— START STORED DATA —
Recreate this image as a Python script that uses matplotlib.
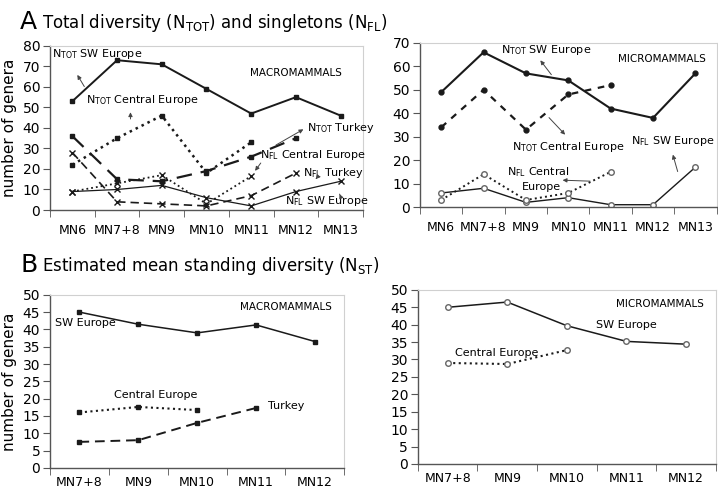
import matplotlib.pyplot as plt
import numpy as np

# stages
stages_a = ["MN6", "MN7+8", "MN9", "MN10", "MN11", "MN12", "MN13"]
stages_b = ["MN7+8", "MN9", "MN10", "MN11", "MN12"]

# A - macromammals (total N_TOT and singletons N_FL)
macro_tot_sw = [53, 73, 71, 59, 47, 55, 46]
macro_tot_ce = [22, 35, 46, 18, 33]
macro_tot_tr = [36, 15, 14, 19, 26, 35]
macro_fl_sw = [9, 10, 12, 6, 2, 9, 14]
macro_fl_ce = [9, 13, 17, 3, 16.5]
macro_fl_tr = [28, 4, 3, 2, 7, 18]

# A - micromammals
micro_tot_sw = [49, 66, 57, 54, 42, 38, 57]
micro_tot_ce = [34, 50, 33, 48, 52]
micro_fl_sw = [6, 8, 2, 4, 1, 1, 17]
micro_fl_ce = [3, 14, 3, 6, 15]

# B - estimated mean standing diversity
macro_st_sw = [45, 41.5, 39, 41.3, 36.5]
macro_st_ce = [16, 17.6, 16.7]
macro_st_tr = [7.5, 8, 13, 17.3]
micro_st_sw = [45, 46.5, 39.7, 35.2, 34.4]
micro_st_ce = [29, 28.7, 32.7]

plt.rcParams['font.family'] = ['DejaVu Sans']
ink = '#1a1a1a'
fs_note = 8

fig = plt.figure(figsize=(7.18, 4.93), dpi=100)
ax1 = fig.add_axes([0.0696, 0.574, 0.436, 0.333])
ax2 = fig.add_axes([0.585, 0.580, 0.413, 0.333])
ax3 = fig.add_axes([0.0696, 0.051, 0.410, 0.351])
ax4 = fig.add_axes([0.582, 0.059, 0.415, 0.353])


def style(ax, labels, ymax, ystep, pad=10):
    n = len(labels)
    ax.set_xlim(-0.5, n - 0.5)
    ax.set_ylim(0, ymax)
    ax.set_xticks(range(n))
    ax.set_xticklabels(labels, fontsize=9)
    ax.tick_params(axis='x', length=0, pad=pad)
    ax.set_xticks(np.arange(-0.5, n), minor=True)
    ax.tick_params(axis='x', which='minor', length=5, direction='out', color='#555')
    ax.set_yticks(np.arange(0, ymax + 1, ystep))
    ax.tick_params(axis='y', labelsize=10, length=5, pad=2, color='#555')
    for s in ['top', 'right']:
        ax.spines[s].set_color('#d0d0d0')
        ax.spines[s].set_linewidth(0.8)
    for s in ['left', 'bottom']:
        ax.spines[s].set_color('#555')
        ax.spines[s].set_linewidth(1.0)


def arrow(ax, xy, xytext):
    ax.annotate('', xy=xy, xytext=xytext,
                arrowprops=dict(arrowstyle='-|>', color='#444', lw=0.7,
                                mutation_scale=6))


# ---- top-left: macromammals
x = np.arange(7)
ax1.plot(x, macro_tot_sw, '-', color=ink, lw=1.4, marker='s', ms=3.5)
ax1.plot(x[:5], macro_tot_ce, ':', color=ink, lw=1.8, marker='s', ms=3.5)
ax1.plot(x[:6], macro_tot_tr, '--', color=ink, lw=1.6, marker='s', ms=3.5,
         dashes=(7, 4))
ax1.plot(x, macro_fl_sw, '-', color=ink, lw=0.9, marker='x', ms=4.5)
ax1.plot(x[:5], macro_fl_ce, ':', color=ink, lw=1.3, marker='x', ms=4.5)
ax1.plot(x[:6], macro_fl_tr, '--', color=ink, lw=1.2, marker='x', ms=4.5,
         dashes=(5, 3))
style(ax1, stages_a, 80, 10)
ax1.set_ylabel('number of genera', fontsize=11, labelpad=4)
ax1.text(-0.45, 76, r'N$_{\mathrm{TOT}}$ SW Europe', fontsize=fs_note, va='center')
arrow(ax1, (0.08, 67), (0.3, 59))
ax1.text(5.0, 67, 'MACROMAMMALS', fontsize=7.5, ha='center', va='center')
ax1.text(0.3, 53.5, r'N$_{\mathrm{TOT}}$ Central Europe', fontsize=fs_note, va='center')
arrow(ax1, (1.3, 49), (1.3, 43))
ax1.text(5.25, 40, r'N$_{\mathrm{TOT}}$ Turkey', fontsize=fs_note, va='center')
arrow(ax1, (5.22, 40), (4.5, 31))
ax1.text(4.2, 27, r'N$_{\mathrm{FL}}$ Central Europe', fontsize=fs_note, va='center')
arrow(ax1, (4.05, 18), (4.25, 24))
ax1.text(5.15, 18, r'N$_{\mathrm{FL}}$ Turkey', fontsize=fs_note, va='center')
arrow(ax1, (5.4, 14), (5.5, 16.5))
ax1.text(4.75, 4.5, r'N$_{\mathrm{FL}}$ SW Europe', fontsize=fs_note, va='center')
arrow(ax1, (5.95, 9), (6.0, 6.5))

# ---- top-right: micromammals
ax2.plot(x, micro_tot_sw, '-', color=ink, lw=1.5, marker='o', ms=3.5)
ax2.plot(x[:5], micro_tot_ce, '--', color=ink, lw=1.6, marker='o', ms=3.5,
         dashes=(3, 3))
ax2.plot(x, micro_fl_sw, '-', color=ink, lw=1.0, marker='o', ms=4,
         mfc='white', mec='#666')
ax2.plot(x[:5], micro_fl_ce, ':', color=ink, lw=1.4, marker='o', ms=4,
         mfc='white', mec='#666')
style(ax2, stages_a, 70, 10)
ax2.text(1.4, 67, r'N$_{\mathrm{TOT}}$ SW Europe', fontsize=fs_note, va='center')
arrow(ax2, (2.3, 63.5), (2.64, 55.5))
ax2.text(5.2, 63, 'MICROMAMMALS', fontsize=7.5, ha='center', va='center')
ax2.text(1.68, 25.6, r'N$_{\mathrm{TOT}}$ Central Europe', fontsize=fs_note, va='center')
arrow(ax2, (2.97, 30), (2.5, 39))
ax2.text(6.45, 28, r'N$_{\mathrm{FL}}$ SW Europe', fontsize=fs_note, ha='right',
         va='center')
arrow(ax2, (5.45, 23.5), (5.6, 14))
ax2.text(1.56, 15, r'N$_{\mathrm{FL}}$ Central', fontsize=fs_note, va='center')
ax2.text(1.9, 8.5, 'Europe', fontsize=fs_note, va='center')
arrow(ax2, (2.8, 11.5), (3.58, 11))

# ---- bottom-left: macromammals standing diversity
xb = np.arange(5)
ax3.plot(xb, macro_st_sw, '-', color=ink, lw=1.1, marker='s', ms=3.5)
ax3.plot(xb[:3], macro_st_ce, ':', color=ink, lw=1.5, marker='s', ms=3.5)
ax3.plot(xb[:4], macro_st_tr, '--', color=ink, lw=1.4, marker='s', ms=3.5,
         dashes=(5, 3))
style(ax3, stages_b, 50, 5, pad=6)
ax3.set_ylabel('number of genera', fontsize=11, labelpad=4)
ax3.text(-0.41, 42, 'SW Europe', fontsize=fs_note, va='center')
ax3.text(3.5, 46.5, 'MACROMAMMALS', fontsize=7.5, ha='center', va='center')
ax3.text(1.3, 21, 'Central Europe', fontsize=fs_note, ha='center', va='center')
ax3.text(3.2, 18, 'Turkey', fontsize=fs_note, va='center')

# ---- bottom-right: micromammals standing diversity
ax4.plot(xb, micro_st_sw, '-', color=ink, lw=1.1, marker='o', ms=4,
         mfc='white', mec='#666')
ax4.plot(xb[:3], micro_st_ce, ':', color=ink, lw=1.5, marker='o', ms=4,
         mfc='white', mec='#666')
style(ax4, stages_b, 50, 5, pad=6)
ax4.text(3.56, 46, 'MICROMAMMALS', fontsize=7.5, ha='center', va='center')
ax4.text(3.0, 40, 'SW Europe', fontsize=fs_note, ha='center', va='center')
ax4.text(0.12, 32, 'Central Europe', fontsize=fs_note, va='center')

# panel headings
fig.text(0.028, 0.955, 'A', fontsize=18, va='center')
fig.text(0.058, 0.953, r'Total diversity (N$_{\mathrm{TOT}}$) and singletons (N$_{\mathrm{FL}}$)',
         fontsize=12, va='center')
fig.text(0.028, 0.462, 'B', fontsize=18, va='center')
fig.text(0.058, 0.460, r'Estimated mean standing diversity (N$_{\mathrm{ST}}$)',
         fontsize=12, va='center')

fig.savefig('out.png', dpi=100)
— END STORED DATA —
Repeat the lines of the listing above verbatim, beginning at its first line and ending at the line containing "macro_fl_tr = [28, 4, 3, 2, 7, 18]", which is included. Omit pictures.

▶ _WRITTEN RESPONSE_
Recreate this image as a Python script that uses matplotlib.
import matplotlib.pyplot as plt
import numpy as np

# stages
stages_a = ["MN6", "MN7+8", "MN9", "MN10", "MN11", "MN12", "MN13"]
stages_b = ["MN7+8", "MN9", "MN10", "MN11", "MN12"]

# A - macromammals (total N_TOT and singletons N_FL)
macro_tot_sw = [53, 73, 71, 59, 47, 55, 46]
macro_tot_ce = [22, 35, 46, 18, 33]
macro_tot_tr = [36, 15, 14, 19, 26, 35]
macro_fl_sw = [9, 10, 12, 6, 2, 9, 14]
macro_fl_ce = [9, 13, 17, 3, 16.5]
macro_fl_tr = [28, 4, 3, 2, 7, 18]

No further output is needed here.